[Data excerpt start]

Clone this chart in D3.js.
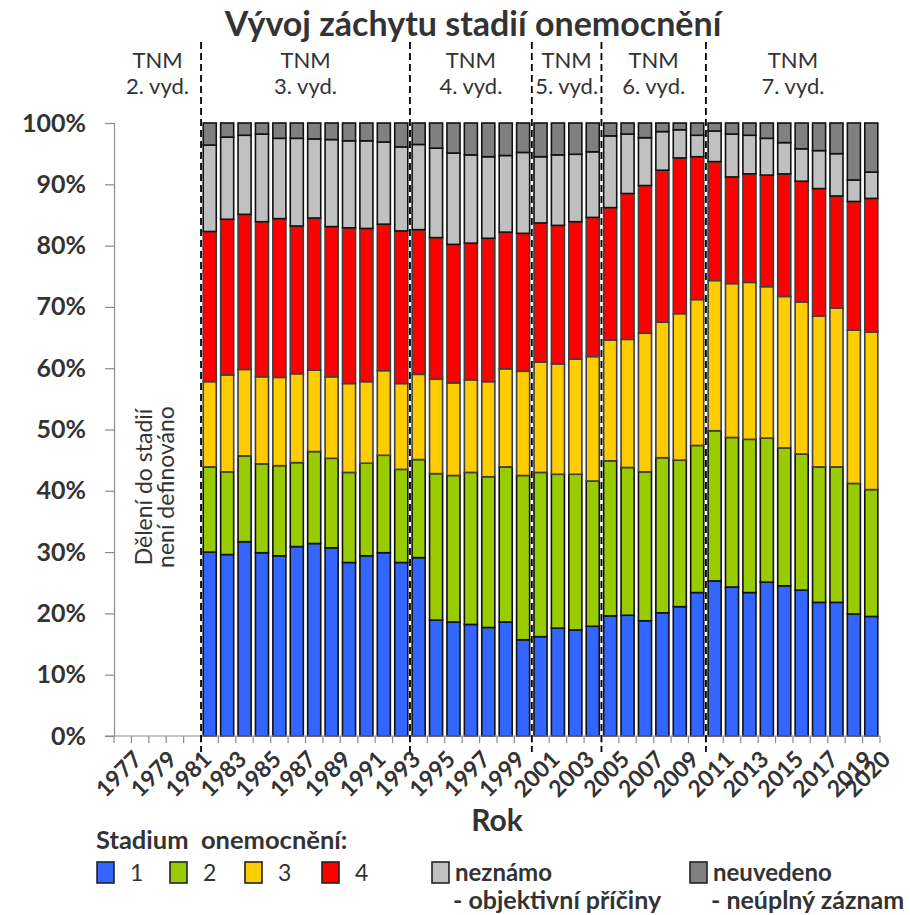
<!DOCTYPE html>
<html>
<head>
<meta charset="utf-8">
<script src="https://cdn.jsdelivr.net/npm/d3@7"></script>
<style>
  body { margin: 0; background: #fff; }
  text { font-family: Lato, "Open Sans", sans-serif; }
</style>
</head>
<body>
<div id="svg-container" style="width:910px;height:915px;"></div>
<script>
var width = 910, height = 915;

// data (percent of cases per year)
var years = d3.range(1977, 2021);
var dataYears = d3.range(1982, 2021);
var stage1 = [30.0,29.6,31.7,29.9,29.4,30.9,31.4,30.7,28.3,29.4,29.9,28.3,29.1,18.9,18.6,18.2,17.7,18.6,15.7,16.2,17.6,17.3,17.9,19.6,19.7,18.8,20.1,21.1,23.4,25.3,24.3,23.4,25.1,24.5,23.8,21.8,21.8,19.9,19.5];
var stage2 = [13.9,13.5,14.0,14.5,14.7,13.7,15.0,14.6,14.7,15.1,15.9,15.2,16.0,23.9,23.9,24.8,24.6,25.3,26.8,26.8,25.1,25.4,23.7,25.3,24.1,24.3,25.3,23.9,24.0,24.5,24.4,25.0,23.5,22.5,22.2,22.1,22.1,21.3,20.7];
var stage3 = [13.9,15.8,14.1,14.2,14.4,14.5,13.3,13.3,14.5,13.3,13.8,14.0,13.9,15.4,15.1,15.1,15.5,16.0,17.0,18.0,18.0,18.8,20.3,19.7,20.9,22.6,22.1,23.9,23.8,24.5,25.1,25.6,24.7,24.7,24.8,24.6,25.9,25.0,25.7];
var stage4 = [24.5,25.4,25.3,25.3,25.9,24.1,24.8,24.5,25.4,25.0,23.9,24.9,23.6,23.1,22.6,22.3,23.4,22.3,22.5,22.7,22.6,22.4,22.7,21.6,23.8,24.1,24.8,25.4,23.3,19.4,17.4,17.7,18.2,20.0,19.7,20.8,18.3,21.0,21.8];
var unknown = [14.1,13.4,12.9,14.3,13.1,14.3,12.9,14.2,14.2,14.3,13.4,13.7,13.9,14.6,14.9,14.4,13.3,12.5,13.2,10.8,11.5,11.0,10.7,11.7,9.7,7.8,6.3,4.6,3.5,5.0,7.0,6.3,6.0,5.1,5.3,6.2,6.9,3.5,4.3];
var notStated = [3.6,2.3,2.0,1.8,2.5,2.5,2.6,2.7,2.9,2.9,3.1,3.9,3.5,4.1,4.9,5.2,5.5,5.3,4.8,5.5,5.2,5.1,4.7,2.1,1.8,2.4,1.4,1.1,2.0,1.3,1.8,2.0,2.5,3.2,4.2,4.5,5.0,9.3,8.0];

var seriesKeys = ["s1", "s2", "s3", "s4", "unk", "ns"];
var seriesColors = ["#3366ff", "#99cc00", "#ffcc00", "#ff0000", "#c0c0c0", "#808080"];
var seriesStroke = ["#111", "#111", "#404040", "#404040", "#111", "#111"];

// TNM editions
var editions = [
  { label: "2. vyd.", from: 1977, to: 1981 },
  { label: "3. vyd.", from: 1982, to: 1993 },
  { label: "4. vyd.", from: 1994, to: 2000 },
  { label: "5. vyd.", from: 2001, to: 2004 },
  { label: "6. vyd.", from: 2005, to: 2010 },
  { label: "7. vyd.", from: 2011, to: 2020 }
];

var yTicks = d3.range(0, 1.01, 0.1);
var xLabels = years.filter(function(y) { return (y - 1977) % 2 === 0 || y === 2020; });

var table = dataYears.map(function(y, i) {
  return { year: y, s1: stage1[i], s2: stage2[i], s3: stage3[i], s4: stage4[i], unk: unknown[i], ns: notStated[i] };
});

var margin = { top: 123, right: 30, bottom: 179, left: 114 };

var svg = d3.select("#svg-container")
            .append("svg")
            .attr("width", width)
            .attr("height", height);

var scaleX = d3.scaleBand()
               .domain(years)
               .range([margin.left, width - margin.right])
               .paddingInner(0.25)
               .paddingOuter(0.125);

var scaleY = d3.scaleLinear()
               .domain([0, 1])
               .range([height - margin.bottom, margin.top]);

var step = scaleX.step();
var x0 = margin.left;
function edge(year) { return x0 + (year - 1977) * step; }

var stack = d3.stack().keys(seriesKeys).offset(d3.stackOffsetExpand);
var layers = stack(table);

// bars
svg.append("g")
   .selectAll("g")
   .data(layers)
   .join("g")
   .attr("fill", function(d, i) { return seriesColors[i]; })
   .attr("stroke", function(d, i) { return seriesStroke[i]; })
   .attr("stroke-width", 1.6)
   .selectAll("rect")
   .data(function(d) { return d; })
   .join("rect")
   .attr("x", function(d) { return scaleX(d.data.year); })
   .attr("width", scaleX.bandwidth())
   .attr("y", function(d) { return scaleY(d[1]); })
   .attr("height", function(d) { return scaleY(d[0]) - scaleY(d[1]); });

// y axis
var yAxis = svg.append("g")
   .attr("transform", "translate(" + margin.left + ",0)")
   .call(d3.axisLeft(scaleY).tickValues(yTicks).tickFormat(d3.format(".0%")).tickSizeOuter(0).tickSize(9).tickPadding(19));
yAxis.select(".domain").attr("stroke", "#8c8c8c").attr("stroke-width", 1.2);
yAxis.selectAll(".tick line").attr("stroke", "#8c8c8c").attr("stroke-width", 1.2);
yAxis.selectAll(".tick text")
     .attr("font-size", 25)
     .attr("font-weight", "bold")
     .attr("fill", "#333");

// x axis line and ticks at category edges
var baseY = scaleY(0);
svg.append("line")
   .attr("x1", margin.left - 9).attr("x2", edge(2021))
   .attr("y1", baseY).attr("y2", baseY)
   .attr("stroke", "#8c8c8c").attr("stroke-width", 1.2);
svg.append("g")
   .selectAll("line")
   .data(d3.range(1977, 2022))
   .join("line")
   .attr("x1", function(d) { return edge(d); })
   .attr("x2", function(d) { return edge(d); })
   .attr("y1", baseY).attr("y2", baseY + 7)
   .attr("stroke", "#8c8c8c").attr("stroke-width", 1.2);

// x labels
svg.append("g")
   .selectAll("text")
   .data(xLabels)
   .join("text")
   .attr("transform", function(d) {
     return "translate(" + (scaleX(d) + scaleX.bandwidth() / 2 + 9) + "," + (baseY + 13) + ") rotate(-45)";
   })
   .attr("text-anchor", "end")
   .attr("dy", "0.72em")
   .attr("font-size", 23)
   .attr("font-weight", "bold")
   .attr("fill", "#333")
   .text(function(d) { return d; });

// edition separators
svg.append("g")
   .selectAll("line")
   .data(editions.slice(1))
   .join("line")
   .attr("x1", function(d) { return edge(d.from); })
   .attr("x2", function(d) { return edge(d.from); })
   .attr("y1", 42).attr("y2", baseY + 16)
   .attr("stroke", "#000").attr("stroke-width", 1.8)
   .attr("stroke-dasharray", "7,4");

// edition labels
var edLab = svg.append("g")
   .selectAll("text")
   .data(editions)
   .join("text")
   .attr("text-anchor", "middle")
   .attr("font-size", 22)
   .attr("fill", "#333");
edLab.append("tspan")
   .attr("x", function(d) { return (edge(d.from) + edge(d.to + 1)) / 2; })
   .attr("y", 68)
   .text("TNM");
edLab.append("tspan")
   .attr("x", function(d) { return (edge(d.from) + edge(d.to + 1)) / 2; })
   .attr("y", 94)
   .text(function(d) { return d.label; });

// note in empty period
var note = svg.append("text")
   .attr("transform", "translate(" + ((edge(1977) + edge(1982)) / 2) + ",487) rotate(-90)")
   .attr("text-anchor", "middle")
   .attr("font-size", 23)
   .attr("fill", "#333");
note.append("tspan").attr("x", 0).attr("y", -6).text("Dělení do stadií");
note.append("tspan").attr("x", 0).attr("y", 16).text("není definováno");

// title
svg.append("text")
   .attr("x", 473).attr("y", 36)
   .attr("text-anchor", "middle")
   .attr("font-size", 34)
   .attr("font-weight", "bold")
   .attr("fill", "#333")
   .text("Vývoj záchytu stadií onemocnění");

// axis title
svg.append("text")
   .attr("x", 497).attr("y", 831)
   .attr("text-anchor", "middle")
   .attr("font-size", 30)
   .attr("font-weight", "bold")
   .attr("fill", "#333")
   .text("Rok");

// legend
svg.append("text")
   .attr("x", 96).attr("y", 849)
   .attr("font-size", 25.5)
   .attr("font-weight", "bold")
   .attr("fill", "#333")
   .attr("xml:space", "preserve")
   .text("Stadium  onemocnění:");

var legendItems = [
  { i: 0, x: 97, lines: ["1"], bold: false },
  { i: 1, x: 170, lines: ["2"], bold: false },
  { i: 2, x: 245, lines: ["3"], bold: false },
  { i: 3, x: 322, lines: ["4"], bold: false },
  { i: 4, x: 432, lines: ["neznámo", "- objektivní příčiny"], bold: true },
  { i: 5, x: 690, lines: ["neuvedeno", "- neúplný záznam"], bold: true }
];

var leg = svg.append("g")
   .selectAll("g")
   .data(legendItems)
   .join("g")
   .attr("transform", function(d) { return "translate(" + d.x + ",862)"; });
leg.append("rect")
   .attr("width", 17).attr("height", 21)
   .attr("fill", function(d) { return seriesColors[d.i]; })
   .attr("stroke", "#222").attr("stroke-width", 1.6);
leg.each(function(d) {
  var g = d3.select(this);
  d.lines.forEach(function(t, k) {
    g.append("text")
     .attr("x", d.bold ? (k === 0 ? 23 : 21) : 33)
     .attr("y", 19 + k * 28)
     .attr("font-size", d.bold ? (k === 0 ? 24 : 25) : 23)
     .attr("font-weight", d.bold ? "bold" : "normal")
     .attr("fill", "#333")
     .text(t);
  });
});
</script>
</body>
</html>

[Data excerpt end]

Requirement → Count how many lines in the data above hold the string "this", and give the number with no other words.

Problem solution → 2